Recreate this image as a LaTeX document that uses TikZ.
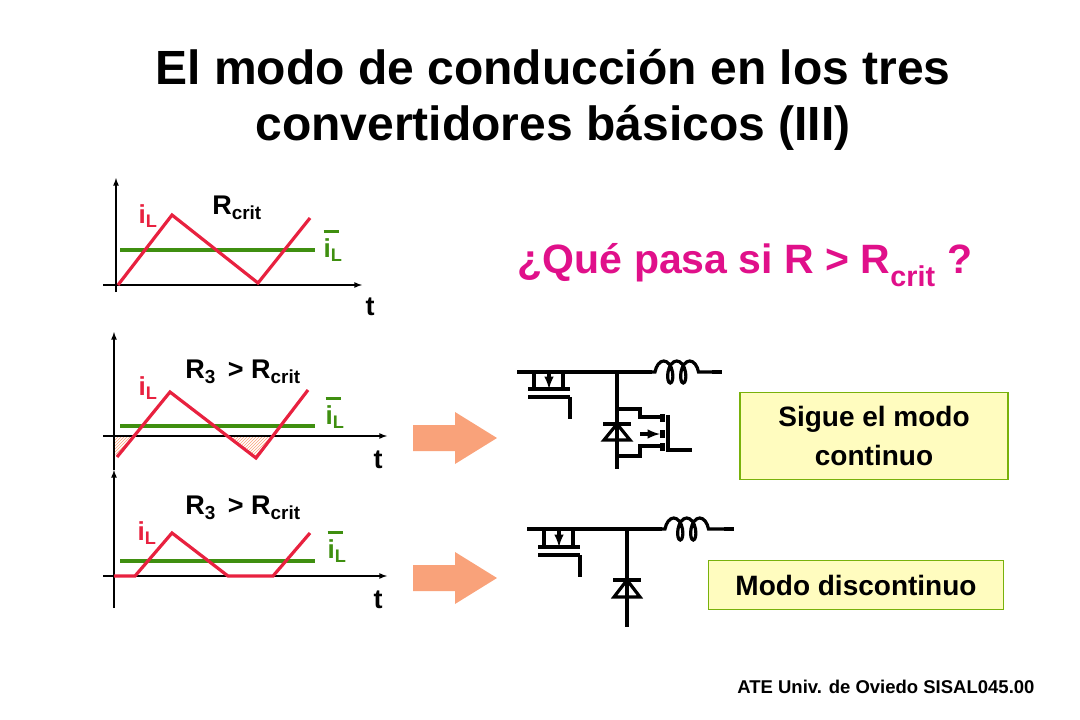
\documentclass[tikz,border=0pt]{standalone}
\usepackage{fontspec}
\setmainfont{Liberation Sans}
\usetikzlibrary{patterns,decorations.pathmorphing}
\definecolor{redc}{HTML}{E8213F}
\definecolor{grn}{HTML}{3F8F10}
\definecolor{mag}{HTML}{E0108A}
\definecolor{sal}{HTML}{F9A27A}
\newcommand{\ilbar}{\makebox[0pt][l]{\raisebox{0.95em}{\rule{0.6em}{2.5pt}}}i\textsubscript{L}}
\begin{document}
\begin{tikzpicture}[x=1pt,y=-1pt,font=\bfseries,
  ax/.style={line width=1.6pt,-latex},
  sig/.style={redc,line width=3.2pt},
  avg/.style={grn,line width=3.6pt},
  lr/.style={redc,font=\bfseries\fontsize{26}{30}\selectfont},
  lg/.style={grn,font=\bfseries\fontsize{26}{30}\selectfont},
  lb/.style={font=\bfseries\fontsize{27}{32}\selectfont},
  wire/.style={line width=3.2pt},
  ybox/.style={draw=grn!70!yellow,fill=yellow!25,line width=1.2pt,align=center,font=\bfseries\fontsize{28}{39}\selectfont}]
\useasboundingbox (0,0) rectangle (1080,720);
\node (title) at (553,100) [align=center,font=\bfseries\fontsize{48}{56}\selectfont] {El modo de conducción en los tres\\convertidores básicos (III)};
% graph 1
\draw[ax] (116,292) -- (116,178);
\draw[ax] (103,285) -- (362,285);
\draw[avg] (120,250) -- (315,250);
\draw[sig] (118,285) -- (172,215) -- (258,283) -- (310,218);
\node[lr] (il1) at (148,216) {i\textsubscript{L}};
\node[lb] (rc1) at (237,208) {R\textsubscript{crit}};
\node[lg] (ib1) at (333,246) {\ilbar};
\node[lb] (t1) at (370,307) {t};
% graph 2
\fill[pattern=north east lines,pattern color=sal] (114,436) -- (134,436) -- (117,457) -- (114,452) -- cycle;
\fill[pattern=north east lines,pattern color=sal] (227,436) -- (256,458) -- (273,436) -- cycle;
\draw[ax] (114,470) -- (114,332);
\draw[ax] (103,436) -- (387,436);
\draw[avg] (120,426) -- (315,426);
\draw[sig] (117,457) -- (170,392) -- (256,458) -- (308,390);
\node[lr] (il2) at (148,388) {i\textsubscript{L}};
\node[lb] (rc2) at (243,372) {R\textsubscript{3} {\,}> R\textsubscript{crit}};
\node[lg] (ib2) at (335,413) {\ilbar};
\node[lb] (t2) at (378,460) {t};
% graph 3
\draw[ax] (114,608) -- (114,470);
\draw[ax] (103,576) -- (387,576);
\draw[avg] (120,561) -- (315,561);
\draw[sig] (114,576) -- (135,576) -- (172,533) -- (228,576) -- (273,576) -- (310,533);
\node[lr] (il3) at (147,533) {i\textsubscript{L}};
\node[lb] (rc3) at (243,508) {R\textsubscript{3} {\,}> R\textsubscript{crit}};
\node[lg] (ib3) at (337,547) {\ilbar};
\node[lb] (t3) at (378,600) {t};
% arrows
\fill[sal] (413,425) -- (455,425) -- (455,412) -- (497,438) -- (455,464) -- (455,451) -- (413,451) -- cycle;
\fill[sal] (413,565) -- (455,565) -- (455,552) -- (497,578) -- (455,604) -- (455,591) -- (413,591) -- cycle;
% question
\node[mag,font=\bfseries\fontsize{41}{48}\selectfont] (q) at (745,265) {¿Qué pasa si R > R\textsubscript{crit} ?};
% circuit 1
\coordinate (c1a) at (517,372);
\coordinate (c1b) at (652,372);
\coordinate (c1c) at (712,372);
\coordinate (c1d) at (722,372);
\draw[wire] (c1a) -- (c1b);
\draw[wire,decorate,decoration={coil,aspect=0.5,segment length=13pt,amplitude=11pt,pre length=3pt,post length=3pt}] (c1b) -- (c1c);
\draw[wire] (c1c) -- (c1d);
\draw[wire] (534,372) -- (534,389) (563,372) -- (563,389);
\draw[wire,-latex] (549,372) -- (549,389);
\draw[line width=4pt] (528,389) -- (570,389);
\draw[line width=4pt] (528,397) -- (570,397);
\draw[wire] (570,397) -- (570,419);
\draw[wire] (617,372) -- (617,469);
\draw[line width=4pt] (603,424) -- (631,424);
\draw[wire] (617,424) -- (604,440) -- (630,440) -- cycle;
\draw[wire] (617,409) -- (640,409) -- (640,417) -- (660,417);
\draw[wire] (617,456) -- (640,456) -- (640,446) -- (660,446);
\draw[wire,-latex] (640,434) -- (660,434);
\draw[line width=5pt] (662,414) -- (662,422) (662,430) -- (662,438) (662,443) -- (662,451);
\draw[wire] (668,415) -- (668,450) -- (692,450);
% circuit 2
\coordinate (c2a) at (527,529);
\coordinate (c2b) at (662,529);
\coordinate (c2c) at (724,529);
\coordinate (c2d) at (734,529);
\draw[wire] (c2a) -- (c2b);
\draw[wire,decorate,decoration={coil,aspect=0.5,segment length=13pt,amplitude=11pt,pre length=3pt,post length=3pt}] (c2b) -- (c2c);
\draw[wire] (c2c) -- (c2d);
\draw[wire] (544,529) -- (544,547) (573,529) -- (573,547);
\draw[wire,-latex] (559,529) -- (559,547);
\draw[line width=4pt] (538,547) -- (580,547);
\draw[line width=4pt] (538,555) -- (580,555);
\draw[wire] (580,555) -- (580,577);
\draw[wire] (627,529) -- (627,627);
\draw[line width=4pt] (613,580) -- (641,580);
\draw[wire] (627,580) -- (614,597) -- (640,597) -- cycle;
% boxes
\node[ybox,minimum width=268pt,minimum height=87pt] (b1) at (874,436) {Sigue el modo\\continuo};
\node[ybox,minimum width=295pt,minimum height=49pt] (b2) at (856,585) {Modo discontinuo};
\node[anchor=east,font=\bfseries\fontsize{18.5}{22}\selectfont] (foot) at (1038,687) {ATE Univ. de Oviedo SISAL045.00};
\end{tikzpicture}
\end{document}
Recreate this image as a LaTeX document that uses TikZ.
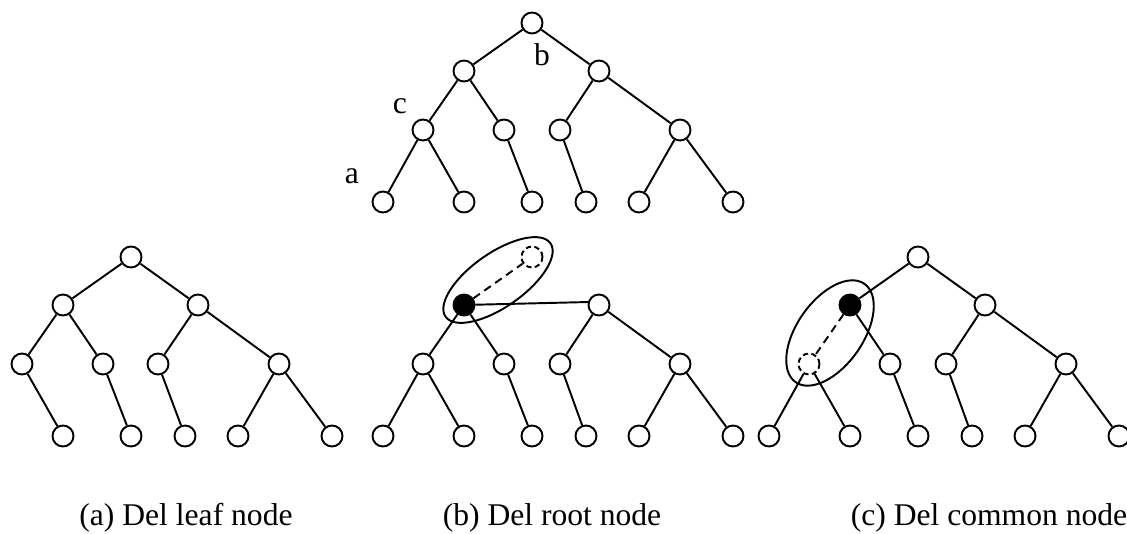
\documentclass[tikz,border=0pt]{standalone}
\usepackage{fontspec}
\setmainfont{Liberation Serif}

\begin{document}
\begin{tikzpicture}[x=0.75pt,y=0.75pt,yscale=-1,xscale=1,
  vtx/.style={draw,circle,line width=1.45pt,minimum size=15.75pt,inner sep=0pt},
  gone/.style={vtx,dash pattern=on 4pt off 2.5pt},
  hit/.style={vtx,fill=black},
  edge/.style={line width=1.45pt},
  lbl/.style={inner sep=0pt,font=\fontsize{23.7}{28}\selectfont}]
\useasboundingbox (0,0) rectangle (1127,534);

%Shape: Circle (original tree)
\node[vtx] (t1) at (532,23) {};
\node[vtx] (t2) at (464,71) {};
\node[vtx] (t3) at (599,71) {};
\node[vtx] (t4) at (423,130) {};
\node[vtx] (t5) at (504,130) {};
\node[vtx] (t6) at (560,130) {};
\node[vtx] (t7) at (680,130) {};
\node[vtx] (t8) at (383,202) {};
\node[vtx] (t9) at (464,202) {};
\node[vtx] (t11) at (532,202) {};
\node[vtx] (t13) at (586,202) {};
\node[vtx] (t14) at (639,202) {};
\node[vtx] (t15) at (733,202) {};
%Straight Lines
\draw[edge] (t1) -- (t2) (t1) -- (t3) (t2) -- (t4) (t2) -- (t5) (t3) -- (t6) (t3) -- (t7);
\draw[edge] (t4) -- (t8) (t4) -- (t9) (t5) -- (t11) (t6) -- (t13) (t7) -- (t14) (t7) -- (t15);
% Text Node
\node[lbl] (lb) at (542,55) {b};
% Text Node
\node[lbl] (lc) at (400,106) {c};
% Text Node
\node[lbl] (la) at (352,176) {a};

%Shape: Circle (a) leaf a removed
\node[vtx] (a1) at (131,257) {};
\node[vtx] (a2) at (63,305) {};
\node[vtx] (a3) at (198,305) {};
\node[vtx] (a4) at (22,364) {};
\node[vtx] (a5) at (103,364) {};
\node[vtx] (a6) at (158,364) {};
\node[vtx] (a7) at (279,364) {};
\node[vtx] (a9) at (63,436) {};
\node[vtx] (a11) at (131,436) {};
\node[vtx] (a13) at (185,436) {};
\node[vtx] (a14) at (238,436) {};
\node[vtx] (a15) at (332,436) {};
%Straight Lines
\draw[edge] (a1) -- (a2) (a1) -- (a3) (a2) -- (a4) (a2) -- (a5) (a3) -- (a6) (a3) -- (a7);
\draw[edge] (a4) -- (a9) (a5) -- (a11) (a6) -- (a13) (a7) -- (a14) (a7) -- (a15);

%Shape: Circle (b) root b removed
\node[gone] (b1) at (532,257) {};
\node[hit] (b2) at (464,305) {};
\node[vtx] (b3) at (599,305) {};
\node[vtx] (b4) at (423,364) {};
\node[vtx] (b5) at (504,364) {};
\node[vtx] (b6) at (560,364) {};
\node[vtx] (b7) at (680,364) {};
\node[vtx] (b8) at (383,436) {};
\node[vtx] (b9) at (464,436) {};
\node[vtx] (b11) at (532,436) {};
\node[vtx] (b13) at (586,436) {};
\node[vtx] (b14) at (639,436) {};
\node[vtx] (b15) at (733,436) {};
%Straight Lines
\draw[edge,dash pattern=on 6pt off 4pt] (b2) -- (b1);
\draw[edge] (b2) -- (b3.165) (b2) -- (b4) (b2) -- (b5) (b3) -- (b6) (b3) -- (b7);
\draw[edge] (b4) -- (b8) (b4) -- (b9) (b5) -- (b11) (b6) -- (b13) (b7) -- (b14) (b7) -- (b15);
%Shape: Ellipse
\draw[edge,rotate around={-35:(498,280)}] (498,280) ellipse [x radius=64, y radius=27];

%Shape: Circle (c) node c removed
\node[vtx] (c1) at (918,257) {};
\node[hit] (c2) at (850,305) {};
\node[vtx] (c3) at (985,305) {};
\node[gone] (c4) at (809,364) {};
\node[vtx] (c5) at (890,364) {};
\node[vtx] (c6) at (946,364) {};
\node[vtx] (c7) at (1066,364) {};
\node[vtx] (c8) at (769,436) {};
\node[vtx] (c9) at (850,436) {};
\node[vtx] (c11) at (918,436) {};
\node[vtx] (c13) at (972,436) {};
\node[vtx] (c14) at (1025,436) {};
\node[vtx] (c15) at (1119,436) {};
%Straight Lines
\draw[edge,dash pattern=on 6pt off 4pt] (c2) -- (c4);
\draw[edge] (c1) -- (c2) (c1) -- (c3) (c2) -- (c5) (c3) -- (c6) (c3) -- (c7);
\draw[edge] (c4) -- (c8) (c4) -- (c9) (c5) -- (c11) (c6) -- (c13) (c7) -- (c14) (c7) -- (c15);
%Shape: Ellipse
\draw[edge,rotate around={-55:(830,333)}] (830,333) ellipse [x radius=60, y radius=33];

% Text Node
\node[lbl,anchor=base] (capa) at (186,525) {(a) Del leaf node};
% Text Node
\node[lbl,anchor=base] (capb) at (552,525) {(b) Del root node};
% Text Node
\node[lbl,anchor=base] (capc) at (989,525) {(c) Del common node};

\end{tikzpicture}
\end{document}
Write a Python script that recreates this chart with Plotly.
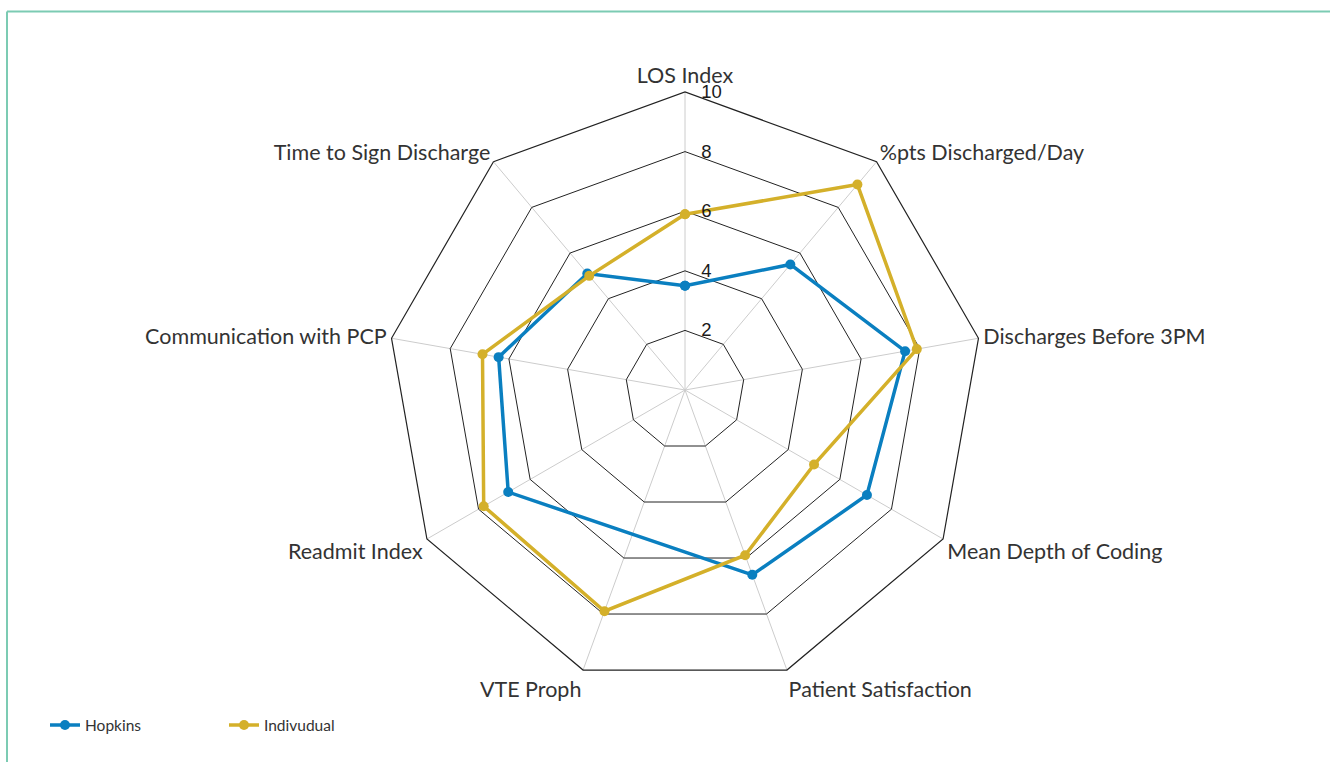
import plotly.graph_objects as go

categories = ["LOS Index", "%pts Discharged/Day", "Discharges Before 3PM",
              "Mean Depth of Coding", "Patient Satisfaction", "VTE Proph",
              "Readmit Index", "Communication with PCP", "Time to Sign Discharge"]
hopkins = [3.5, 5.5, 7.5, 7.05, 6.6, None, 6.85, 6.35, 5.1]
individual = [5.9, 9.0, 7.9, 5.0, 5.9, 7.9, 7.8, 6.9, 5.0]
radial_ticks = [2, 4, 6, 8, 10]

W, H = 1330, 762
cx, cy, R = 685, 390, 298

fig = go.Figure()
fig.add_trace(go.Scatterpolar(
    r=hopkins + hopkins[:1], theta=categories + categories[:1],
    name="Hopkins", mode="lines+markers", connectgaps=True,
    line=dict(color="#0a7fc0", width=3.5), marker=dict(size=10, color="#0a7fc0")))
fig.add_trace(go.Scatterpolar(
    r=individual + individual[:1], theta=categories + categories[:1],
    name="Indivudual", mode="lines+markers", connectgaps=True,
    line=dict(color="#d4b02a", width=3.5), marker=dict(size=10, color="#d4b02a")))

fig.update_layout(
    width=W, height=H,
    margin=dict(l=0, r=0, t=0, b=0),
    paper_bgcolor="white", plot_bgcolor="white",
    font=dict(family="Lato, sans-serif", color="#333333"),
    polar=dict(
        domain=dict(x=[(cx - R) / W, (cx + R) / W],
                    y=[(H - cy - R) / H, (H - cy + R) / H]),
        bgcolor="white",
        gridshape="linear",
        radialaxis=dict(range=[0, 10], tickvals=radial_ticks,
                        angle=90, tickangle=90, side="clockwise",
                        showline=False, ticks="outside", ticklen=12,
                        tickcolor="rgba(0,0,0,0)",
                        gridcolor="#222222", gridwidth=1,
                        tickfont=dict(family="Liberation Sans, Arial", size=18.5, color="#1a1a1a")),
        angularaxis=dict(rotation=90, direction="clockwise",
                         categoryorder="array", categoryarray=categories,
                         gridcolor="#cccccc", gridwidth=1,
                         showline=True, linecolor="#222222", linewidth=1.2,
                         ticks="",
                         tickfont=dict(family="Lato, sans-serif", size=21.5, color="#333333")),
    ),
    showlegend=True,
    legend=dict(orientation="h", x=45 / W, y=0.048, xanchor="left", yanchor="middle",
                font=dict(family="Lato, sans-serif", size=15.5, color="#333333"),
                entrywidth=134, entrywidthmode="pixels", bgcolor="rgba(0,0,0,0)"),
    shapes=[
        dict(type="line", xref="paper", yref="paper", x0=7 / W, x1=1, y0=1 - 11.5 / H, y1=1 - 11.5 / H,
             line=dict(color="#7ccbb3", width=2)),
        dict(type="line", xref="paper", yref="paper", x0=7 / W, x1=7 / W, y0=0, y1=1 - 11.5 / H,
             line=dict(color="#7ccbb3", width=2)),
    ],
)

fig.write_html("out.html", config={"displayModeBar": False},
               post_script="document.body.style.margin='0';document.body.style.overflow='hidden';")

#####

Above are the records. Copy word for word only their lines from the one holding "Write a Python" through the one holding "radial_ticks = [2, 4, 6, 8, 10]", both included, and skip the images.

Write a Python script that recreates this chart with Plotly.
import plotly.graph_objects as go

categories = ["LOS Index", "%pts Discharged/Day", "Discharges Before 3PM",
              "Mean Depth of Coding", "Patient Satisfaction", "VTE Proph",
              "Readmit Index", "Communication with PCP", "Time to Sign Discharge"]
hopkins = [3.5, 5.5, 7.5, 7.05, 6.6, None, 6.85, 6.35, 5.1]
individual = [5.9, 9.0, 7.9, 5.0, 5.9, 7.9, 7.8, 6.9, 5.0]
radial_ticks = [2, 4, 6, 8, 10]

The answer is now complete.